Include the line containing "732, 752, 772]" and all lines before it, repeated exactly from the listing below, without pictures.

+++++

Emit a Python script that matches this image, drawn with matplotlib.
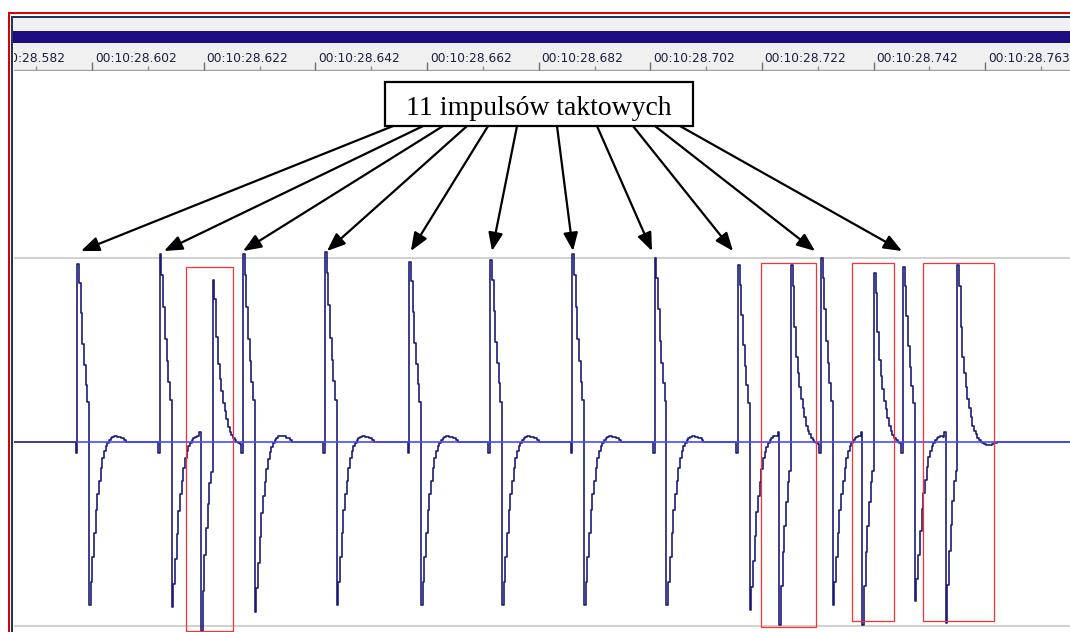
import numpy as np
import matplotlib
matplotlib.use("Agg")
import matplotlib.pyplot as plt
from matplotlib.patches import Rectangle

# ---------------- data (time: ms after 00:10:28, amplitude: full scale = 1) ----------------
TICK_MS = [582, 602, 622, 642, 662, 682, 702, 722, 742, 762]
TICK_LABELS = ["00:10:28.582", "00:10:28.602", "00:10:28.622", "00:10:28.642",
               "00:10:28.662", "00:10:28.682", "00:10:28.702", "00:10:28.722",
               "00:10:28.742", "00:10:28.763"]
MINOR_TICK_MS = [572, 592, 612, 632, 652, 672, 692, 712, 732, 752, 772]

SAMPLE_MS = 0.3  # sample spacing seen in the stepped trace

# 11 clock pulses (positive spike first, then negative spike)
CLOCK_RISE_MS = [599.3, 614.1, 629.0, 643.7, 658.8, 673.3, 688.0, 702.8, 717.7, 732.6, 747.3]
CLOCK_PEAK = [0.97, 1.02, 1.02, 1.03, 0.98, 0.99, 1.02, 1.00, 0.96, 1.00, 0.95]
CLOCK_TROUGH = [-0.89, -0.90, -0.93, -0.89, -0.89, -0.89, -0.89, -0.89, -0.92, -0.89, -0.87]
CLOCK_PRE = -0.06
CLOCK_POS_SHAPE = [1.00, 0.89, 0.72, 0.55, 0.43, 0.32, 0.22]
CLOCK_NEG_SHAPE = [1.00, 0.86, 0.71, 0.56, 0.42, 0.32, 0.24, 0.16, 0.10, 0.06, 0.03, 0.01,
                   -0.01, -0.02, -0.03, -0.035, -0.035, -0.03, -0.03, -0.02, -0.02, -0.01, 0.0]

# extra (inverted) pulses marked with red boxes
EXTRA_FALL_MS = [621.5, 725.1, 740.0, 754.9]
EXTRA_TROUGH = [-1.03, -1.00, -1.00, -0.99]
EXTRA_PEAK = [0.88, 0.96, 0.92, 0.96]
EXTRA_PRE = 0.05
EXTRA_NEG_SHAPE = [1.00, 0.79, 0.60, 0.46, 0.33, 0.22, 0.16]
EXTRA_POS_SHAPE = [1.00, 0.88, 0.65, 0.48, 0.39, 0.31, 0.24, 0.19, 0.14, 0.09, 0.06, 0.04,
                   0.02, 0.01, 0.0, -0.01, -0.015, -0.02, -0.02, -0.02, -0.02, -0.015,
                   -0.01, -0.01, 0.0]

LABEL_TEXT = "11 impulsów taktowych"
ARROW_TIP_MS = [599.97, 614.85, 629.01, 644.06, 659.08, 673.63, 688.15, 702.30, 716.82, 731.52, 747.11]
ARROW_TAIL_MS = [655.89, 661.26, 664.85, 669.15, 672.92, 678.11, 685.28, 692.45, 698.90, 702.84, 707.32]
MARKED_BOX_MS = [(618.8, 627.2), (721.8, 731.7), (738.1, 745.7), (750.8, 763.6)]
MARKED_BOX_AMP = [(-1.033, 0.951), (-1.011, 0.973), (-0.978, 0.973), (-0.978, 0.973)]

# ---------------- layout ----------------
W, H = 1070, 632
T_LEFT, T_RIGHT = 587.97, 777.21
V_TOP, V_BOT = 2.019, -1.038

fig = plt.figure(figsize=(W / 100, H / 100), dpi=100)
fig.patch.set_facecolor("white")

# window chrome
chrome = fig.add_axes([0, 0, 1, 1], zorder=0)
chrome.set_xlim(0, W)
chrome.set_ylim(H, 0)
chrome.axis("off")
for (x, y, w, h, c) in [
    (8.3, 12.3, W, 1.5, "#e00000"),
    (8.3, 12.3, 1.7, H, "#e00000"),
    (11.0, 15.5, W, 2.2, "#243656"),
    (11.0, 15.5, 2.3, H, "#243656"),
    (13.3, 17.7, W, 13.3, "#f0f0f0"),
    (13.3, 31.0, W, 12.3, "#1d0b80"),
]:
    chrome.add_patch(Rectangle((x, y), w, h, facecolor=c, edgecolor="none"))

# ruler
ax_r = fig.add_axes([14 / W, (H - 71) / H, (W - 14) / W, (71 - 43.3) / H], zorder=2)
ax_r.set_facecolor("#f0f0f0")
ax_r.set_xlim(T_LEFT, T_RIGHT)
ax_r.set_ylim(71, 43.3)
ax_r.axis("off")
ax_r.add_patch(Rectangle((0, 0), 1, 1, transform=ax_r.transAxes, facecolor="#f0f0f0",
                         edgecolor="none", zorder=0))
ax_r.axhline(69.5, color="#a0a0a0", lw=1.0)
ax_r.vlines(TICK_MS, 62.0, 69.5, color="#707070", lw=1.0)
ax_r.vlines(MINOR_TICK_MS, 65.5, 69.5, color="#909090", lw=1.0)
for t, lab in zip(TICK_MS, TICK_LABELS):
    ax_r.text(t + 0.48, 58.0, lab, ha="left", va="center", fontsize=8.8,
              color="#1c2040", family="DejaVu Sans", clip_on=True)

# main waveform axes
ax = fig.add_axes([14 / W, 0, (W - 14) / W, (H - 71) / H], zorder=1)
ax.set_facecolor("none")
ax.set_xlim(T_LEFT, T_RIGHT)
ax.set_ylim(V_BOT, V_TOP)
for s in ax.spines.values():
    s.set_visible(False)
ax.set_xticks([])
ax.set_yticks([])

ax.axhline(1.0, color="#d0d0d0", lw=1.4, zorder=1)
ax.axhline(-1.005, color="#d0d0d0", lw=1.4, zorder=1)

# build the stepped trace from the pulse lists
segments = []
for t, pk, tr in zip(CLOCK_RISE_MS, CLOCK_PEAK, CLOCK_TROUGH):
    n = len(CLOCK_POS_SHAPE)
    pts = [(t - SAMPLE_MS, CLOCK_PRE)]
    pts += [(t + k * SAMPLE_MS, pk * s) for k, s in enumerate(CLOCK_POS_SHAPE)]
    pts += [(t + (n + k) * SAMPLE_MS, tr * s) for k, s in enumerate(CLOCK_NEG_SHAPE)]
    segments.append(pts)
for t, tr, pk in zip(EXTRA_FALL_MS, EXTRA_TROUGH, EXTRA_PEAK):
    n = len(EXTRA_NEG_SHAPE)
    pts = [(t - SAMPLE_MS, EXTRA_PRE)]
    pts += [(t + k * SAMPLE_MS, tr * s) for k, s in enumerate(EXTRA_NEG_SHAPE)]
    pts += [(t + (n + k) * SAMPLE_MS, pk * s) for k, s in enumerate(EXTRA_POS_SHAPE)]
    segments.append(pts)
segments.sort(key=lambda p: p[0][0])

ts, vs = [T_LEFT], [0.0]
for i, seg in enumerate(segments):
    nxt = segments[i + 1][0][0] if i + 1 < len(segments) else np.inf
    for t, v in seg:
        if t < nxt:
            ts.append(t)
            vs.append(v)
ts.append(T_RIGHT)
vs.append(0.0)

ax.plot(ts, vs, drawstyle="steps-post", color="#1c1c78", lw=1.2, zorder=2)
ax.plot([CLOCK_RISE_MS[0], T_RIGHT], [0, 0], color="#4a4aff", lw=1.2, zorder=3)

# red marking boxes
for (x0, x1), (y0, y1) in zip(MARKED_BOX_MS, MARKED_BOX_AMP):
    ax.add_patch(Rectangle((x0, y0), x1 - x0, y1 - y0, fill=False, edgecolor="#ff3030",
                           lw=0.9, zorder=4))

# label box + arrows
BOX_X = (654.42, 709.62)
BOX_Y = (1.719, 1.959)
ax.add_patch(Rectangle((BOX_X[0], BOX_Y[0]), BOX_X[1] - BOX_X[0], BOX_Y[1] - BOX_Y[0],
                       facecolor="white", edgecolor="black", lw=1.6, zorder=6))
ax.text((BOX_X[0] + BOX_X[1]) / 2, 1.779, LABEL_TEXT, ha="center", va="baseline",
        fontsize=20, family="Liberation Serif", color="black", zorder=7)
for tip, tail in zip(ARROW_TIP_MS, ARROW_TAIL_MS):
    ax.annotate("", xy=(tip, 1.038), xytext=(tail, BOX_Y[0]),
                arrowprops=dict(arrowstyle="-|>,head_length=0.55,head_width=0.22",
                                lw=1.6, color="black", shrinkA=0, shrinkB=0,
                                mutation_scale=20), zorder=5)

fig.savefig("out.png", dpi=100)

+++++

TASK OUTPUT:
Emit a Python script that matches this image, drawn with matplotlib.
import numpy as np
import matplotlib
matplotlib.use("Agg")
import matplotlib.pyplot as plt
from matplotlib.patches import Rectangle

# ---------------- data (time: ms after 00:10:28, amplitude: full scale = 1) ----------------
TICK_MS = [582, 602, 622, 642, 662, 682, 702, 722, 742, 762]
TICK_LABELS = ["00:10:28.582", "00:10:28.602", "00:10:28.622", "00:10:28.642",
               "00:10:28.662", "00:10:28.682", "00:10:28.702", "00:10:28.722",
               "00:10:28.742", "00:10:28.763"]
MINOR_TICK_MS = [572, 592, 612, 632, 652, 672, 692, 712, 732, 752, 772]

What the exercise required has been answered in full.